Kinetic energy, on the other hand, is only conserved in elastic collisions, where objects bounce off each other without losing energy to heat, sound, or deformation. Two billiard balls clicking together is close to elastic. A car crash is deeply inelastic: kinetic energy converts into crumpled metal, heat, and noise. At the subatomic level, the most dramatic inelastic collisions convert kinetic energy into entirely new particles, which is how accelerators create matter from motion.
Cosmic Rays: Natural Collisions From Space
Particle accelerators aren’t the only place high-energy collisions happen. Cosmic rays, mostly high-energy protons and atomic nuclei from deep space, constantly strike the top of Earth’s atmosphere at enormous speeds. When one of these particles hits a nitrogen or oxygen nucleus in the upper atmosphere, the nucleus shatters, producing a cascade of secondary particles called an air shower.
The initial impact produces pions (with a mass of about 135 MeV for the neutral variety) and kaons (about 490 MeV). Neutral pions decay almost instantly into gamma rays, which then produce electrons and positrons, creating the electromagnetic component of the shower. Charged pions decay into muons, heavier cousins of electrons that are penetrating enough to reach the ground. A single cosmic ray can trigger a shower containing millions of secondary particles spread across several square kilometers by the time they reach Earth’s surface. Muons from these showers are passing through your body right now, about one per square centimeter per minute.
Collisions at the Quantum Level
At the smallest scales, particles don’t behave like tiny billiard balls. Before a collision, a particle’s position isn’t a fixed point. It’s described by a wave function, a spread-out probability distribution. A single electron traveling toward a detector simultaneously probes multiple possible paths and interacts with multiple scattering centers along the way, producing interference patterns that confirm its wave-like nature.
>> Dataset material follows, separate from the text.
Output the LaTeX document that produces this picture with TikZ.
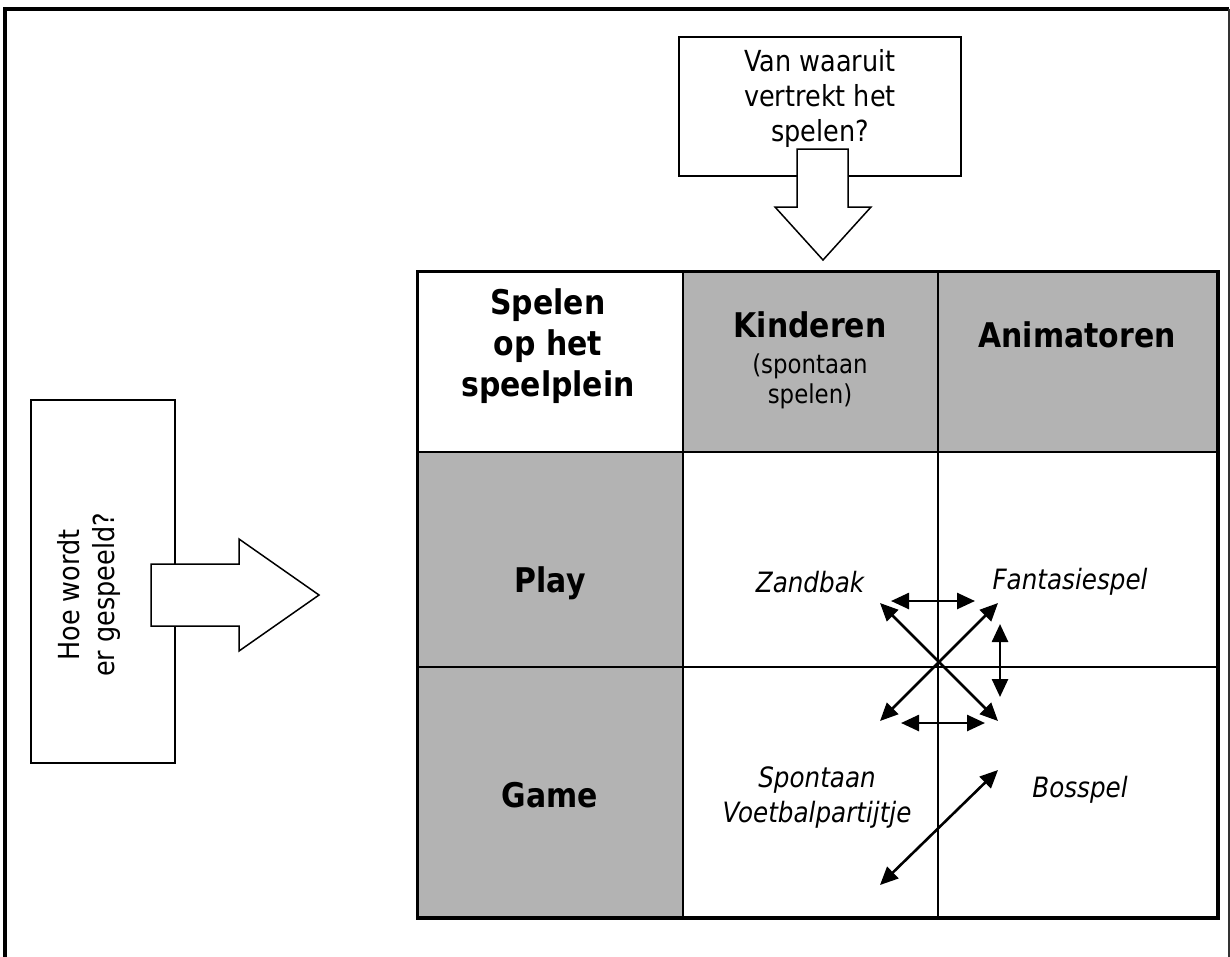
\documentclass[tikz,border=0pt]{standalone}
\usepackage{fontspec}
\setmainfont{DejaVu Sans}[FakeStretch=0.88]
\usepackage{xcolor}
\usetikzlibrary{arrows.meta,positioning}
\definecolor{cellgray}{RGB}{179,179,179}

\begin{document}
\begin{tikzpicture}[x=1pt, y=-1pt,
  hdr/.style={font=\fontsize{34}{41}\selectfont\bfseries, align=center, inner sep=0pt},
  txt/.style={font=\fontsize{29}{35}\selectfont, align=center, inner sep=0pt},
  ital/.style={font=\fontsize{28}{35}\selectfont\itshape, align=center, inner sep=0pt},
  cell/.style={draw, line width=2pt, inner sep=0pt},
  qbox/.style={draw, line width=1.5pt, inner sep=0pt},
  blk/.style={draw, line width=1.5pt, fill=white, line join=miter},
  dbl/.style={line width=2.6pt, {Triangle[length=18pt,width=16pt]}-{Triangle[length=18pt,width=16pt]}}]
  \useasboundingbox (0,0) rectangle (1230,956);
  % frame
  \draw[line width=4pt] (5,960) -- (5,9) -- (1229,9);
  \draw[line width=1.5pt, black!80] (1229,9) -- (1229,960);
  % question boxes
  \node[qbox, minimum width=282pt, minimum height=139pt] (qtop) at (820,106.5) {};
  \node[txt] (qtoptxt) at (820,98) {Van waaruit\\vertrekt het\\spelen?};
  \node[qbox, minimum width=144pt, minimum height=363pt] (qleft) at (103,581.5) {};
  \node[txt, rotate=90] (qlefttxt) at (89,595) {Hoe wordt\\er gespeeld?};
  % block arrows
  \draw[blk] (797,149) -- (848,149) -- (848,207) -- (871,207) -- (823,260)
    -- (775,207) -- (797,207) -- cycle;
  \draw[blk] (151,564) -- (239,564) -- (239,539) -- (319,595) -- (239,651)
    -- (239,626) -- (151,626) -- cycle;
  % table
  \node[cell, minimum width=265pt, minimum height=180pt] (c11) at (550.5,362) {};
  \node[cell, fill=cellgray, minimum width=255pt, minimum height=180pt] (c12) at (810.5,362) {};
  \node[cell, fill=cellgray, minimum width=279pt, minimum height=180pt] (c13) at (1077.5,362) {};
  \node[cell, fill=cellgray, minimum width=265pt, minimum height=215pt] (c21) at (550.5,559.5) {};
  \node[cell, minimum width=255pt, minimum height=215pt] (c22) at (810.5,559.5) {};
  \node[cell, minimum width=279pt, minimum height=215pt] (c23) at (1077.5,559.5) {};
  \node[cell, fill=cellgray, minimum width=265pt, minimum height=250pt] (c31) at (550.5,792) {};
  \node[cell, minimum width=255pt, minimum height=250pt] (c32) at (810.5,792) {};
  \node[cell, minimum width=279pt, minimum height=250pt] (c33) at (1077.5,792) {};
  \draw[line width=3pt] (c11.north west) rectangle (c33.south east);
  % cell texts
  \node[hdr] (spelen) at (548,346) {Spelen\\op het\\speelplein};
  \node[hdr] (kind) at (810,325) {Kinderen};
  \node[font=\fontsize{26}{30}\selectfont, align=center, inner sep=0pt, below=15pt of kind] (spont) {(spontaan\\spelen)};
  \node[hdr] (anim) at (1077,335) {Animatoren};
  \node[hdr] (play) at (550,583) {Play};
  \node[ital] (zand) at (810,582) {Zandbak};
  \node[ital] (fant) at (1070,582) {Fantasiespel};
  \node[hdr] (game) at (550,795) {Game};
  \node[ital] (voet) at (817,798) {Spontaan\\Voetbalpartijtje};
  \node[ital] (bos) at (1080,790) {Bosspel};
  % arrows between the cells
  \coordinate (nw) at (880,603);
  \coordinate (ne) at (998,603);
  \coordinate (sw) at (880,721);
  \coordinate (se) at (998,721);
  \coordinate (ha) at (891,601);
  \coordinate (hb) at (975,601);
  \coordinate (hc) at (901,723);
  \coordinate (hd) at (985,723);
  \coordinate (va) at (1000,624);
  \coordinate (vb) at (1000,697);
  \coordinate (la) at (880,885);
  \coordinate (lb) at (998,770);
  \draw[dbl] (nw) -- (se);
  \draw[dbl] (ne) -- (sw);
  \draw[dbl] (ha) -- (hb);
  \draw[dbl] (hc) -- (hd);
  \draw[dbl] (va) -- (vb);
  \draw[dbl] (la) -- (lb);
\end{tikzpicture}
\end{document}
Yet when that same electron actually hits a detector, it always registers as a single point. The broad wave function appears to collapse into one specific location, interacting with just one atom-scale scattering center. This is the measurement problem of quantum mechanics. Before detection, the particle behaves as a wave exploring many possibilities at once. At the moment of collision with a detector, it behaves as a particle arriving at one spot. Summing up many individual pointlike detections gradually reveals the underlying wave pattern, but each single collision event looks perfectly localized. The particle doesn’t change its behavior because someone is watching. Rather, any interaction energetic enough to count as a detection forces the wave-like probability into a concrete outcome.
Collisions That Treat Cancer
Proton therapy uses controlled particle collisions to destroy tumors. A beam of protons is accelerated and aimed into the body, where each proton loses energy through thousands of tiny collisions with atoms in tissue. What makes protons special is that they deposit most of their energy in a narrow zone near the end of their path, then stop. This creates a sharp spike of damage at a specific depth, right where the tumor sits, with relatively low damage to the healthy tissue in front of it and almost none behind it.
Because a proton is nearly 2,000 times heavier than an electron, it scatters much less as it travels through tissue. This means the beam stays tight and focused, with sharp edges both laterally and at its stopping point. The result is a dose distribution that conforms closely to the shape of a tumor while sparing surrounding organs. In the United States, roughly 65% of adults and 80% of children survive at least five years after a cancer diagnosis, making the long-term side effects of radiation increasingly important. Proton therapy’s ability to reduce collateral damage to healthy tissue is one of the reasons it’s becoming a preferred option for tumors near critical structures like the brain, spine, and eyes.